Lightroom is constantly referring to the file source and using those files to load preview data. Lightroom does its best to load images before you select them, but is very limited. As technology advances with cameras and sensor sizes, RAW files are becoming larger and harder to handle. When Lightroom tries to read and load a preview from a 30MB RAW file, it is going to slow down, especially if you are a wedding photographer working with hundreds, sometimes thousands of images.
1. WHY USE SMART PREVIEWS
So, what the heck are smart previews? Well according to Adobe, smart previews are “smaller stand-in files of your full-size images. Any adjustments or metadata additions you make to these files will automatically be applied to the originals.”
What does this mean for you? It means that you can significantly reduce the rendering time in Lightroom, which means faster loading. Creating smart previews allows you to edit for hours without overloading your system. It makes sense.

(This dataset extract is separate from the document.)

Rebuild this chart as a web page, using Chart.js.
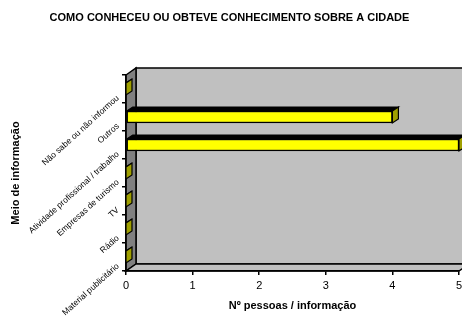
<!DOCTYPE html>
<html><head><meta charset="utf-8">
<script src="https://cdn.jsdelivr.net/npm/chart.js@4.4.0/dist/chart.umd.min.js"></script>
<style>html,body{margin:0;padding:0;background:#fff;} canvas{display:block;}</style>
</head><body>
<canvas id="c" width="462" height="320"></canvas>
<script>
const categories = ['Não sabe ou não informou','Outros','Atividade profissional / trabalho','Empresas de turismo','TV','Rádio','Material publicitário'];
const values = [0, 4, 5, 0, 0, 0, 0];
const xTicks = [0, 1, 2, 3, 4, 5];
const chartTitle = 'COMO CONHECEU OU OBTEVE CONHECIMENTO SOBRE A CIDADE';
const xTitle = 'Nº pessoas / informação';
const yTitle = 'Meio de informação';

const DX = 10, DY = 7;   // wall depth
const BDX = 6, BDY = 4;  // bar depth

const walls = {
  id: 'walls',
  beforeDraw(chart) {
    const {ctx, chartArea: a} = chart;
    ctx.save();
    ctx.lineJoin = 'miter';
    ctx.fillStyle = '#C0C0C0';
    ctx.fillRect(a.left + DX, a.top - DY, a.right - a.left, a.bottom - a.top);
    ctx.strokeStyle = '#000';
    ctx.lineWidth = 1.5;
    ctx.strokeRect(a.left + DX, a.top - DY, a.right - a.left, a.bottom - a.top);
    ctx.beginPath();
    ctx.moveTo(a.left, a.top);
    ctx.lineTo(a.left + DX, a.top - DY);
    ctx.lineTo(a.left + DX, a.bottom - DY);
    ctx.lineTo(a.left, a.bottom);
    ctx.closePath();
    ctx.fillStyle = '#808080';
    ctx.fill();
    ctx.stroke();
    ctx.beginPath();
    ctx.moveTo(a.left, a.bottom);
    ctx.lineTo(a.left + DX, a.bottom - DY);
    ctx.lineTo(a.right + DX, a.bottom - DY);
    ctx.lineTo(a.right, a.bottom);
    ctx.closePath();
    ctx.fillStyle = '#C0C0C0';
    ctx.fill();
    ctx.stroke();
    ctx.restore();
  },
  afterDatasetsDraw(chart) {
    const {ctx} = chart;
    const meta = chart.getDatasetMeta(0);
    ctx.save();
    ctx.strokeStyle = '#000';
    ctx.lineWidth = 1.2;
    meta.data.forEach(bar => {
      const {x, y, base, height} = bar.getProps(['x', 'y', 'base', 'height'], true);
      const top = y - height / 2, bottom = y + height / 2;
      ctx.beginPath();
      ctx.moveTo(base, top);
      ctx.lineTo(base + BDX, top - BDY);
      ctx.lineTo(x + BDX, top - BDY);
      ctx.lineTo(x, top);
      ctx.closePath();
      ctx.fillStyle = '#000';
      ctx.fill();
      ctx.stroke();
      ctx.beginPath();
      ctx.moveTo(x, top);
      ctx.lineTo(x + BDX, top - BDY);
      ctx.lineTo(x + BDX, bottom - BDY);
      ctx.lineTo(x, bottom);
      ctx.closePath();
      ctx.fillStyle = '#A0A000';
      ctx.fill();
      ctx.stroke();
    });
    ctx.restore();
  }
};

Chart.defaults.font.family = 'Arial, "Liberation Sans", sans-serif';
Chart.defaults.color = '#000';

new Chart(document.getElementById('c'), {
  type: 'bar',
  data: {
    labels: categories,
    datasets: [{
      data: values,
      backgroundColor: '#FFFF00',
      borderColor: '#000',
      borderWidth: 1.5,
      borderSkipped: false,
      barThickness: 12,
      clip: false
    }]
  },
  options: {
    indexAxis: 'y',
    responsive: false,
    animation: false,
    devicePixelRatio: 1,
    layout: {padding: {top: 0, right: 3, bottom: 0, left: 0}},
    plugins: {
      legend: {display: false},
      tooltip: {enabled: false},
      title: {
        display: true,
        text: chartTitle,
        font: {size: 11, weight: 'bold'},
        color: '#000',
        padding: {top: 11, bottom: 50.8}
      }
    },
    scales: {
      x: {
        min: 0, max: 5,
        afterBuildTicks: s => { s.ticks = xTicks.map(v => ({value: v})); },
        afterFit: s => { s.height = 49; s.paddingLeft = 0; s.paddingRight = 0; },
        grid: {drawOnChartArea: false, drawTicks: true, tickLength: 4, color: '#000', lineWidth: 1.5},
        border: {display: true, color: '#000', width: 1.5},
        ticks: {font: {size: 11}, color: '#000', padding: 4, maxRotation: 0},
        title: {display: true, text: xTitle, font: {size: 11, weight: 'bold'}, color: '#000', padding: {top: 0, bottom: 7.4}}
      },
      y: {
        afterFit: s => { s.width = 126; s.paddingTop = 0; s.paddingBottom = 0; },
        grid: {drawOnChartArea: false, drawTicks: true, tickLength: 4, color: '#000', lineWidth: 1.5, offset: true},
        border: {display: true, color: '#000', width: 1.5},
        ticks: {
          font: {size: 8.5},
          color: '#000', padding: 4, minRotation: 42, maxRotation: 42, labelOffset: 8, autoSkip: false
        },
        title: {display: true, text: yTitle, font: {size: 11, weight: 'bold'}, color: '#000', padding: {top: 9, bottom: 0}}
      }
    }
  },
  plugins: [walls]
});
</script>
</body></html>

2. HOW TO USE SMART PREVIEWS
Maybe you’re wondering how do we use smart previews in the Post Partner studio? Well, we use them for most of the editing we do. When you’re trying to outsource your images, sending over hundreds or thousands of RAW images would take for…ever. And you would be pulling your hair out waiting for all the files to load. So unless we’re exporting to Jpeg for you, we always say send smart previews. If you’re not sure yet, check out this blog wrote a couple years ago showing just how easy smart previews are to create!
What are you waiting for?! Probably your images to load into Lightroom if you haven’t started using smart previews yet!